A pronta decisão do Zé qualquer de se desculpar, pressionado apenas pela própria consciência, deve ser filha do propósito de não reincidir. Talvez isso, quem sabe, desperte no delegado a sede por um copo onde se misturem, ainda que em doses mínimas, cautela, compaixão, coragem, intuição e senso de justiça. Sem gelo, claro.
Se o delegado levar em conta as sutilezas e o contexto em que os vacilos foram cometidos, reconhecerá que não há, sequer, que se falar em crime. Dará o assunto por encerrado e lavará as mãos com álcool em gel. No máximo, aconselhará o Zé qualquer a não se envolver com certas figuras públicas que circulam por aí livres e leves – afinal, pouco pesam as tornozeleiras que serpenteiam alguns pés muito bem calçados.
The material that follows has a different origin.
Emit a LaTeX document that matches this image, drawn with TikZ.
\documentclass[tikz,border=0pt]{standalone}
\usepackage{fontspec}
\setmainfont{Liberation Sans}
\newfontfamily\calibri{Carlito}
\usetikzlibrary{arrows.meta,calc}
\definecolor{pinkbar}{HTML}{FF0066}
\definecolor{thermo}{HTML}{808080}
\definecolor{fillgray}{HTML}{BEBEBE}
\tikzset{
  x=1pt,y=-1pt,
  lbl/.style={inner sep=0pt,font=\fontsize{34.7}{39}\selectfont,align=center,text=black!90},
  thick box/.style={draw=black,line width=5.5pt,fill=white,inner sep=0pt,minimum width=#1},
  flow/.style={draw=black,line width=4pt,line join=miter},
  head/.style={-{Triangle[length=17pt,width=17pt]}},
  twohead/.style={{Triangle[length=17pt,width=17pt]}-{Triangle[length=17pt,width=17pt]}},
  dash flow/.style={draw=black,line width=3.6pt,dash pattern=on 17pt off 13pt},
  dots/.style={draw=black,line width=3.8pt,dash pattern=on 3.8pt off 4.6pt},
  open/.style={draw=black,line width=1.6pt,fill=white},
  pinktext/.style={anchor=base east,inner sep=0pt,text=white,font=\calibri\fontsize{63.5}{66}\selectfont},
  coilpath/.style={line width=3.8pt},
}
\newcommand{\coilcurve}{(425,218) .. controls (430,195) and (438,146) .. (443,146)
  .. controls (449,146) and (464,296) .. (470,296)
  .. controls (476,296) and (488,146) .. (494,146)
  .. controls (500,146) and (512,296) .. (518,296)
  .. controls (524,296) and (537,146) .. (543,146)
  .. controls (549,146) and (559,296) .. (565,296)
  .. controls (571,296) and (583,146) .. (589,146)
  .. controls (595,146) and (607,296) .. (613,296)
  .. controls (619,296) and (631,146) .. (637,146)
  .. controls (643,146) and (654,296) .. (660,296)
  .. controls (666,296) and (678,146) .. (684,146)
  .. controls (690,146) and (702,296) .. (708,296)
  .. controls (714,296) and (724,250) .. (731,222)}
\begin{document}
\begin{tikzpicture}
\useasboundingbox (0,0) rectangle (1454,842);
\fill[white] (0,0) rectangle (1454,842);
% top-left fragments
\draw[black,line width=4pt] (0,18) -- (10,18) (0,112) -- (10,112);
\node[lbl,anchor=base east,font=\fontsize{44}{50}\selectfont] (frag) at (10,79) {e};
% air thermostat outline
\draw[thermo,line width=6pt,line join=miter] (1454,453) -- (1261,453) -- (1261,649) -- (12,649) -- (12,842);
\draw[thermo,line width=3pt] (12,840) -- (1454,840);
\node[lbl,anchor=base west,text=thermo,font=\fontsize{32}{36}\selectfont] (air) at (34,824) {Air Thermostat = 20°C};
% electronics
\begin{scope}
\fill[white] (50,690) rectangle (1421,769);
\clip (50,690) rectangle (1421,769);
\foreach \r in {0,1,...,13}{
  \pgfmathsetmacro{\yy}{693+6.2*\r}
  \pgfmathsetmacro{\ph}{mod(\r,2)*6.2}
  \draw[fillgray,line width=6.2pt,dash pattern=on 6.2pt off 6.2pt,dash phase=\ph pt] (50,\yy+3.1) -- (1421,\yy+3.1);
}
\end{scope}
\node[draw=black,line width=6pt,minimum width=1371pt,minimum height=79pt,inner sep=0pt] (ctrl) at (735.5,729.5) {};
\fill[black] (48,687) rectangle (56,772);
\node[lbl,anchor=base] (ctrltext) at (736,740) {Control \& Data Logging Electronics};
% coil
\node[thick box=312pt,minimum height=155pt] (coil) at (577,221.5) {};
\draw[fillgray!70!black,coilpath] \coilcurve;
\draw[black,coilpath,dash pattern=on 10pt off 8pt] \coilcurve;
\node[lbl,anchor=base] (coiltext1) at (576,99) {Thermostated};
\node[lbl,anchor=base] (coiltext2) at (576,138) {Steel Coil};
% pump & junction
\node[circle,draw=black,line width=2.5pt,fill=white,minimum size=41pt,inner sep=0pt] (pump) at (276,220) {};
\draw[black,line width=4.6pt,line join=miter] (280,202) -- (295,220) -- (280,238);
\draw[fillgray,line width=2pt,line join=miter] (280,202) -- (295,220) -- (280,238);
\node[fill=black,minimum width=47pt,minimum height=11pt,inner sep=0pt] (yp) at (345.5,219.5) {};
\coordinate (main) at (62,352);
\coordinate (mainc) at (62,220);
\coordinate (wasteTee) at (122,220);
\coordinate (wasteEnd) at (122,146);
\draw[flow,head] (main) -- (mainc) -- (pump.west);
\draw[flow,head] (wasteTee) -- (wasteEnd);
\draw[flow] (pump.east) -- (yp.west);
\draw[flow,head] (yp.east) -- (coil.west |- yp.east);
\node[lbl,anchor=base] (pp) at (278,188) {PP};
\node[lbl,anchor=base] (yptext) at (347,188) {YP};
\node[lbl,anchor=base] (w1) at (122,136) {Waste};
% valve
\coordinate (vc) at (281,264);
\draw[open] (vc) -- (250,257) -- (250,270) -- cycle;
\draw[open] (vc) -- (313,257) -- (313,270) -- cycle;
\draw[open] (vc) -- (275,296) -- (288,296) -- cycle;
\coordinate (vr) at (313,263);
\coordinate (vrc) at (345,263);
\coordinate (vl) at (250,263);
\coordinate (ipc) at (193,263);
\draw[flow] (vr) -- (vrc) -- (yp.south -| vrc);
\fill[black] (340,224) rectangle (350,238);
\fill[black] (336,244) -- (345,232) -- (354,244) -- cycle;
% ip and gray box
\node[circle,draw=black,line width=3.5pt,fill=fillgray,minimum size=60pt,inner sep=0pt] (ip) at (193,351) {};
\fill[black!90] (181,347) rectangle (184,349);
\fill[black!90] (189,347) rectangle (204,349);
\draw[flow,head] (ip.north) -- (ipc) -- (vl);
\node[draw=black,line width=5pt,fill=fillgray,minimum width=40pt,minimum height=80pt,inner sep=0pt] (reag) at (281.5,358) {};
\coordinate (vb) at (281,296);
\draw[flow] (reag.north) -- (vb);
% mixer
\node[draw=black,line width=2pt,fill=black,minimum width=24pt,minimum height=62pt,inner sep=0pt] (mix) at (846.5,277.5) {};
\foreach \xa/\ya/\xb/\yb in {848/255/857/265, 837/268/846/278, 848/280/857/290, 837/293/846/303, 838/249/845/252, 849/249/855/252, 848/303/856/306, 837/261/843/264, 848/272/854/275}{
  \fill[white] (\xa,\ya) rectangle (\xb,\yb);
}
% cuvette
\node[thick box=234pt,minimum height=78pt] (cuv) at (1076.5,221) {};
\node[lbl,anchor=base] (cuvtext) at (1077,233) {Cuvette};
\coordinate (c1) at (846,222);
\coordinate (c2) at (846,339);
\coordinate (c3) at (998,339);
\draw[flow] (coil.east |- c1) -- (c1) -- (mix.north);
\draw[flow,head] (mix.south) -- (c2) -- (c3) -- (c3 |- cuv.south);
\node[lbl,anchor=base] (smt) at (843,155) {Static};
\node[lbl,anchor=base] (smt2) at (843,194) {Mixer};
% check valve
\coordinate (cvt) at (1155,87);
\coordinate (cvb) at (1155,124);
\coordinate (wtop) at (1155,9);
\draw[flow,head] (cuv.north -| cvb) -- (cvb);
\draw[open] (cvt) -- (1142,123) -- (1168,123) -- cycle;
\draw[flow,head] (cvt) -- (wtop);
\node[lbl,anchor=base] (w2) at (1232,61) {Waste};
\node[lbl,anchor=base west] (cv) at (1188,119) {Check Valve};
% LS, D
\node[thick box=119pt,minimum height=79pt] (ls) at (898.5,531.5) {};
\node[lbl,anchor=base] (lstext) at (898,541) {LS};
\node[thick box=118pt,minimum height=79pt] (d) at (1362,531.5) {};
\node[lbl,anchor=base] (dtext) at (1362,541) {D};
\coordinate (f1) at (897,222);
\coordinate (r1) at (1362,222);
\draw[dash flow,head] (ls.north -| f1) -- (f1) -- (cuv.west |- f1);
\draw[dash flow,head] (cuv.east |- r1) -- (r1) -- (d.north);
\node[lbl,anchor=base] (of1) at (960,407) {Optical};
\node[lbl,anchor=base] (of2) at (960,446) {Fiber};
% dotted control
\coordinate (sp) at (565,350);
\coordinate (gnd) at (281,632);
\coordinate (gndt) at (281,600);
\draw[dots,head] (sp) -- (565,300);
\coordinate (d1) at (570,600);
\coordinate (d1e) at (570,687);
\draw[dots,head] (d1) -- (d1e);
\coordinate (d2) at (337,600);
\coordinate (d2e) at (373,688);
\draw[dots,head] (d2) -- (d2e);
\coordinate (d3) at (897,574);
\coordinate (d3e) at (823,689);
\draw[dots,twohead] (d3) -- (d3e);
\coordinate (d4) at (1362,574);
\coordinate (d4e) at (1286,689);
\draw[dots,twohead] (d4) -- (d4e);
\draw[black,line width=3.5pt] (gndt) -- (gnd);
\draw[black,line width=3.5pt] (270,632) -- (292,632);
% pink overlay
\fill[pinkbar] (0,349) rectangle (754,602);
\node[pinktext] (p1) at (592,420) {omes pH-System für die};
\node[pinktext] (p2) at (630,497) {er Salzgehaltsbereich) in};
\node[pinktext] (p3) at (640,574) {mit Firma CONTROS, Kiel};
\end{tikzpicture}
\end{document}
E se aceitar um conselho do enxerido aqui, que mete a colher numa caçarola cujo desfecho parecia fadado a repetir-se, o delegado deveria pedir desculpas por amolar mais um sobrevivente – não sem arranhões! – da caridade de uma minoria que o detesta.
Arrepender-se e pedir perdão, delegado, não tem nada a ver com humilhar-se. É gesto de gente grande. Gente que não quer só comida, quer saída para qualquer parte, quer prazer para aliviar a dor. Quem sabe possa até inspirá-lo a doar à escola uma nova panela de pressão.
Aí basta torcer para que a Máfia da Merenda, velha conhecida na região, não meta a sua colher imunda no caso, furte a panela nova e o que resta de esperança nos que têm fome desde criança, inclusive de justiça.